Clóvis Rossi
FOLHA DE S. PAULO
Lisa Anderson, presidente da Universidade Americana no Cairo, aponta, em texto para o Instituto Carnegie para a Paz Mundial, três características comuns às rebeliões que acontecem no mundo árabe: espontaneidade, uma juventude economicamente frustrada e uma gerontocracia no poder.
As duas primeiras características estão também presentes em Portugal, no movimento autobatizado de "geração à rasca" (em apuros), o que parece indicar um ambiente de mal-estar mais disseminado.
"Geração à rasca" significa precisamente uma juventude economicamente frustrada. Conseguiu convocar, em movimento espontâneo, via Facebook e Twitter, cerca de 300 mil pessoas para uma manifestação no centro de Lisboa, faz duas semanas.
A agenda é semelhante à dos jovens árabes, com uma diferença -fundamental, de resto: não precisam pedir liberdade porque Portugal desfruta de toda a liberdade que a democracia é capaz de oferecer.
Que os jovens árabes se levantem contra a tirania é fácil de entender. Movimentos libertários, bem ou mal sucedidos, fazem parte da história. Que jovens portugueses também o façam, à margem dos canais tradicionais, é menos frequente e parece indicar algo mais profundo.
A espontaneidade desses movimentos mais a sua agenda central sugerem o entupimento dos canais tradicionais de mediação entre a sociedade e o Estado (partidos políticos, sindicatos e mesmo as ONGs, de surgimento mais recente).
Não é uma situação inédita. O movimento batizado de antiglobalização, relativamente antigo, já refletia a carência da política. A novidade agora é que também esse movimento está sendo marginalizado.
Oded Grajew, o idealizador do Fórum Social Mundial (FSM), uma espécie de coalizão das ONGs e movimentos sociais ditos antiglobalização, tem toda a razão em se queixar de que os jornalistas não damos a devida atenção ao FSM e seus desdobramentos.
Mas acho que se engana ao puxar para o guarda-chuva de sua criatura a origem das revoluções árabes.
Vale idêntica observação para o caso de Portugal, de que Oded nem tratou no seu artigo de ontem para a Folha, certamente porque o noticiário a respeito foi zero no Brasil.

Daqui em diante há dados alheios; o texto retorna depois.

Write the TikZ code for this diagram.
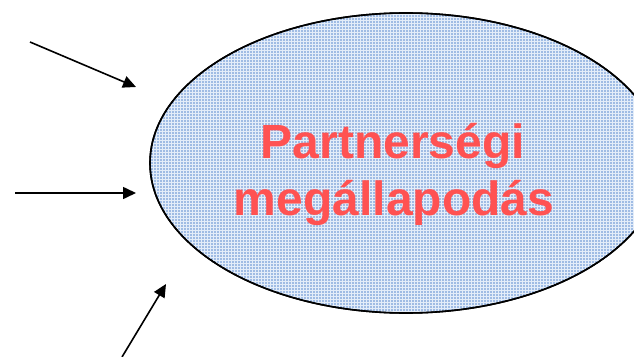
\documentclass[tikz,border=0pt]{standalone}
\usepackage{fontspec}
\setmainfont{Liberation Sans}
\usetikzlibrary{shapes.geometric,arrows.meta,patterns}
\definecolor{ovalblue}{RGB}{160,188,228}
\definecolor{gridwhite}{RGB}{228,237,249}
\definecolor{textred}{RGB}{255,82,82}
\tikzset{
  inarrow/.style={line width=1.6pt,-{Triangle[length=13pt,width=12pt]}},
  bigtext/.style={font=\bfseries\fontsize{48}{57}\selectfont,text=textred,inner sep=0pt,anchor=base},
  oval/.style={ellipse,draw=black,line width=1.6pt,minimum width=512pt,minimum height=300pt,inner sep=0pt}
}
\begin{document}
\begin{tikzpicture}[x=1pt,y=-1pt]
\useasboundingbox (0,0) rectangle (634,356);
\node[oval,fill=ovalblue] (oval) at (406,163) {};
\fill[pattern=grid,pattern color=gridwhite] (406,163) ellipse [x radius=255pt,y radius=149pt];
\node[oval] (ovalborder) at (406,163) {};
\node[bigtext] (line1) at (393,158) {Partnerségi};
\node[bigtext] (line2) at (394,215) {megállapodás};
\coordinate (s1) at (30,42);
\coordinate (t1) at (136,87);
\coordinate (s2) at (15,193);
\coordinate (t2) at (136,193);
\coordinate (s3) at (122,357);
\coordinate (t3) at (166,284);
\draw[inarrow] (s1) -- (t1);
\draw[inarrow] (s2) -- (t2);
\draw[inarrow] (s3) -- (t3);
\end{tikzpicture}
\end{document}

O FSM tem um viés anticapitalista. Os jovens rebeldes pedem sua parte no bolo capitalista. Grupos anarquistas aproveitam eventos antiglobalização para quebrar vidros dos McDonald"s da vida. Os jovens árabes não queimaram uma só bandeira dos Estados Unidos, pela primeira vez na história de movimentos de massa na região.
O que há, nas ruas do Oriente Médio e de Lisboa, é uma massa ainda indecifrável.
Pelo menos em Portugal, "foi o grito de uma geração apolítica, que ignora os dirigentes do país, que pouco participa nas grandes pugnas eleitorais, que na maior parte dos casos nunca tinha postos os pés numa manifestação e que, em matéria de grandes ajuntamentos, frequenta quase exclusivamente os dos festivais de música de verão", escreve Nicolau Santos, diretor-adjunto do semanário "Expresso", melhor publicação portuguesa.
Posso estar completamente equivocado, mas tenho a sensação de que Nicolau está descrevendo uma fatia substancial da juventude não só de Portugal, mas de toda a Europa e do Oriente Médio e, por que não?, também do Brasil.